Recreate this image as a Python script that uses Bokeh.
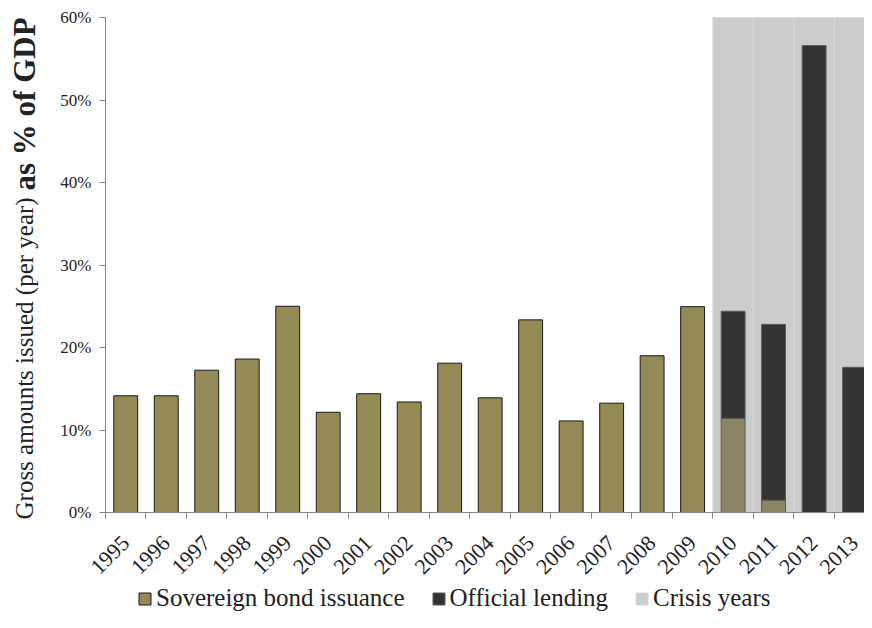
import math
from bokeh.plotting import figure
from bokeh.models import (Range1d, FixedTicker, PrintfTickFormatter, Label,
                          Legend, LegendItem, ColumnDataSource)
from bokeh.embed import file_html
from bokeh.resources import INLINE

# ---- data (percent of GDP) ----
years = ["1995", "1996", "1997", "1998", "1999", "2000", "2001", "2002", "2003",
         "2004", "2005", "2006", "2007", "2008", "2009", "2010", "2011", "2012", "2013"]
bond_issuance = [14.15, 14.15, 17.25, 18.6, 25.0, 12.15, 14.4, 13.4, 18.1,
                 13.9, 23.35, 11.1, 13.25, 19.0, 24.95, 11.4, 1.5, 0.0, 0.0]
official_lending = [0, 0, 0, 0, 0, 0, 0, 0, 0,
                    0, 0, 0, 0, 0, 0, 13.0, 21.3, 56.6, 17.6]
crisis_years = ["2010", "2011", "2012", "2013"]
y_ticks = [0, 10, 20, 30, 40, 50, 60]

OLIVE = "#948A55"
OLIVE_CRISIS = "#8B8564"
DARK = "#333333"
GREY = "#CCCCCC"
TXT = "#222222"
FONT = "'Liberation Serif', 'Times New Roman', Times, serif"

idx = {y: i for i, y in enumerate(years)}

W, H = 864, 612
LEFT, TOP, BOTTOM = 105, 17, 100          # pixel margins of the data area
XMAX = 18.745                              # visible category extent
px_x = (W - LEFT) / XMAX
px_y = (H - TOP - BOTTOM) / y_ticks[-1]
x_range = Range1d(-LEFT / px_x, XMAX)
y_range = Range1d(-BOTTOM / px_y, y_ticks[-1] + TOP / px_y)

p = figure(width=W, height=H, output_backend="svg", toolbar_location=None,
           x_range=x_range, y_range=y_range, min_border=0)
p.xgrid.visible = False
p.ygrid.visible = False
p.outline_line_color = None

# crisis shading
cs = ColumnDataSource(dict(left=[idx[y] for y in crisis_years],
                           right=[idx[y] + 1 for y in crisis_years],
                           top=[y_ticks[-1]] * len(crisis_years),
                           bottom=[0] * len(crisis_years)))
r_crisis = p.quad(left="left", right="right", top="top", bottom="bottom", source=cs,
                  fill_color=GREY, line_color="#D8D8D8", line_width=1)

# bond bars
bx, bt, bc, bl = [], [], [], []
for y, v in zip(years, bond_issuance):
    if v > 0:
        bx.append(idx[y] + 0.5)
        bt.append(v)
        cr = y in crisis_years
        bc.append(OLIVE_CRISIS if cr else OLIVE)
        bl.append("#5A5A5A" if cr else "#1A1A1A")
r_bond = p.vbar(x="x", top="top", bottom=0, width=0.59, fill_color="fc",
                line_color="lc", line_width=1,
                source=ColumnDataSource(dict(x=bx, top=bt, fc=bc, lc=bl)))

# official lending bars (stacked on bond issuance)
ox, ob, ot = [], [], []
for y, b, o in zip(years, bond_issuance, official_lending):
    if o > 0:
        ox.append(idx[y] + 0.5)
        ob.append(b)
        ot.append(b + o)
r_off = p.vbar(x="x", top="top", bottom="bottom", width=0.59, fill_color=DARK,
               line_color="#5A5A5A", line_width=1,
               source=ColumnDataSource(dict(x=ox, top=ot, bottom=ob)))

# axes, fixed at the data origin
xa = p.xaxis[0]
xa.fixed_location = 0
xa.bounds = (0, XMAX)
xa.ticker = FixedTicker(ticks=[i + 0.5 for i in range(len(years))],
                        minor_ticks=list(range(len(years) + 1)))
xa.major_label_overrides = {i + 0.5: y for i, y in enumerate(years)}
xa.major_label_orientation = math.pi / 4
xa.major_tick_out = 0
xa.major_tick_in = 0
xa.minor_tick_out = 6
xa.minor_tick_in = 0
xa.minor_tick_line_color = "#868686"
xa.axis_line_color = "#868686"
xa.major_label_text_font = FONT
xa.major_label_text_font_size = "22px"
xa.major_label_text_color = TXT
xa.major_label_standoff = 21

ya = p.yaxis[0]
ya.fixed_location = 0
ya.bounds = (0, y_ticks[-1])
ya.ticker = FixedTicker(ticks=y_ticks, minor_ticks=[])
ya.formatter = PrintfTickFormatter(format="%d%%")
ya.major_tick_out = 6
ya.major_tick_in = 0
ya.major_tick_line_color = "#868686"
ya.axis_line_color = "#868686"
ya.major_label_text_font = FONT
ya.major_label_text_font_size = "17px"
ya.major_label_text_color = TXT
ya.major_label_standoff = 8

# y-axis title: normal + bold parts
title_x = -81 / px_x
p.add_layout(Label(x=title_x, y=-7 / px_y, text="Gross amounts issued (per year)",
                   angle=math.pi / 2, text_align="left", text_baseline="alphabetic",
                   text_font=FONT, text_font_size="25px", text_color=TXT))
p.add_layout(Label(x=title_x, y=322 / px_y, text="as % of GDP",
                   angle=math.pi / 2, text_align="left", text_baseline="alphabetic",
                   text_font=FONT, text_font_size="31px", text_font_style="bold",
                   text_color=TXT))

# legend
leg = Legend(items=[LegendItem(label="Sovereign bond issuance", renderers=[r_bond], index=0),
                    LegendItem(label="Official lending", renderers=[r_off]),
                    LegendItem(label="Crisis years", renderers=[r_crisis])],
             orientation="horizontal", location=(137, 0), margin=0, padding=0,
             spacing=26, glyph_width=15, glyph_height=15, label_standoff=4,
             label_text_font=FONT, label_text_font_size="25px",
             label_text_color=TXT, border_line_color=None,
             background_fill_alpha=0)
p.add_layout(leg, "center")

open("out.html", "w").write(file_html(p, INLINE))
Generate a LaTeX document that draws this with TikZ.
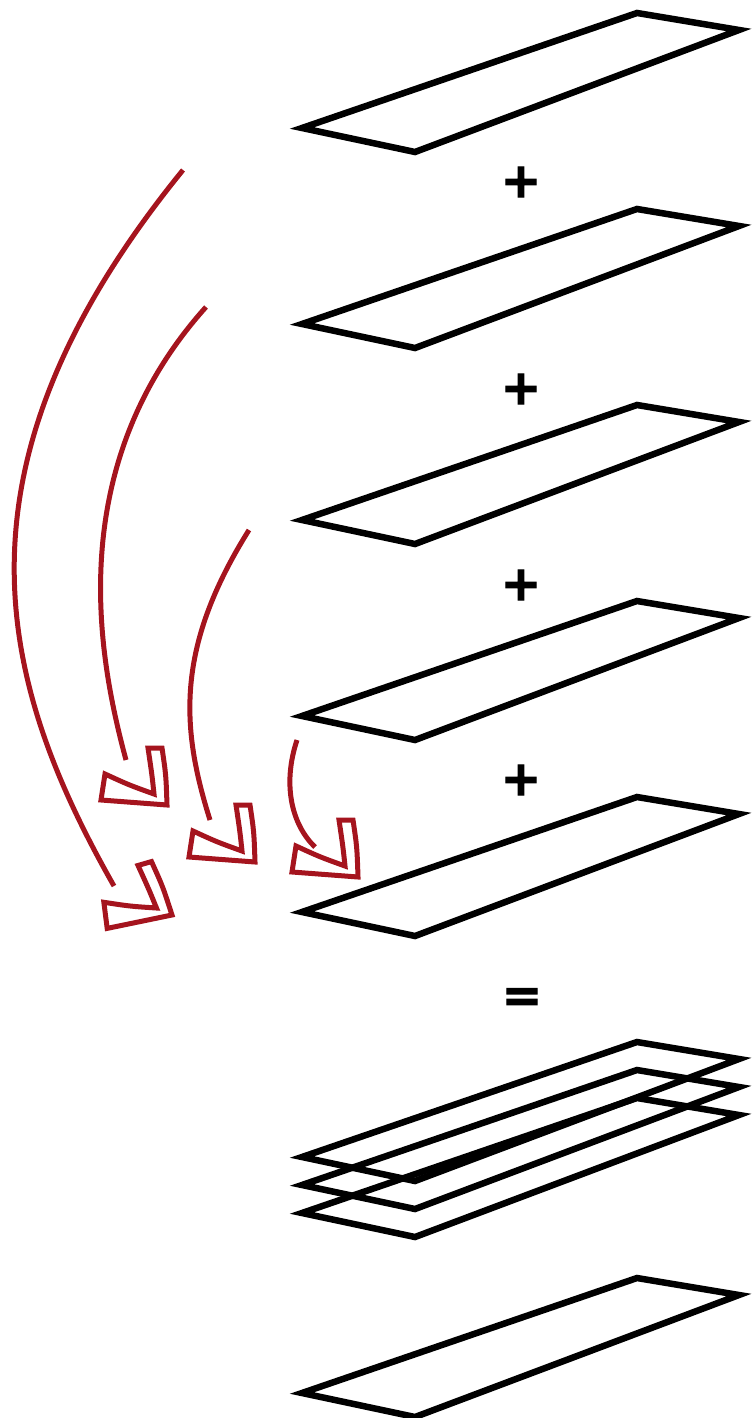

**Instructions for the task:** Only the lines from the start of the records above through the line containing "p.outline_line_color = None" should be returned, exactly and with both ends, please; the pictures stay out.

**Answer to this problem:**
Recreate this image as a Python script that uses Bokeh.
import math
from bokeh.plotting import figure
from bokeh.models import (Range1d, FixedTicker, PrintfTickFormatter, Label,
                          Legend, LegendItem, ColumnDataSource)
from bokeh.embed import file_html
from bokeh.resources import INLINE

# ---- data (percent of GDP) ----
years = ["1995", "1996", "1997", "1998", "1999", "2000", "2001", "2002", "2003",
         "2004", "2005", "2006", "2007", "2008", "2009", "2010", "2011", "2012", "2013"]
bond_issuance = [14.15, 14.15, 17.25, 18.6, 25.0, 12.15, 14.4, 13.4, 18.1,
                 13.9, 23.35, 11.1, 13.25, 19.0, 24.95, 11.4, 1.5, 0.0, 0.0]
official_lending = [0, 0, 0, 0, 0, 0, 0, 0, 0,
                    0, 0, 0, 0, 0, 0, 13.0, 21.3, 56.6, 17.6]
crisis_years = ["2010", "2011", "2012", "2013"]
y_ticks = [0, 10, 20, 30, 40, 50, 60]

OLIVE = "#948A55"
OLIVE_CRISIS = "#8B8564"
DARK = "#333333"
GREY = "#CCCCCC"
TXT = "#222222"
FONT = "'Liberation Serif', 'Times New Roman', Times, serif"

idx = {y: i for i, y in enumerate(years)}

W, H = 864, 612
LEFT, TOP, BOTTOM = 105, 17, 100          # pixel margins of the data area
XMAX = 18.745                              # visible category extent
px_x = (W - LEFT) / XMAX
px_y = (H - TOP - BOTTOM) / y_ticks[-1]
x_range = Range1d(-LEFT / px_x, XMAX)
y_range = Range1d(-BOTTOM / px_y, y_ticks[-1] + TOP / px_y)

p = figure(width=W, height=H, output_backend="svg", toolbar_location=None,
           x_range=x_range, y_range=y_range, min_border=0)
p.xgrid.visible = False
p.ygrid.visible = False
p.outline_line_color = None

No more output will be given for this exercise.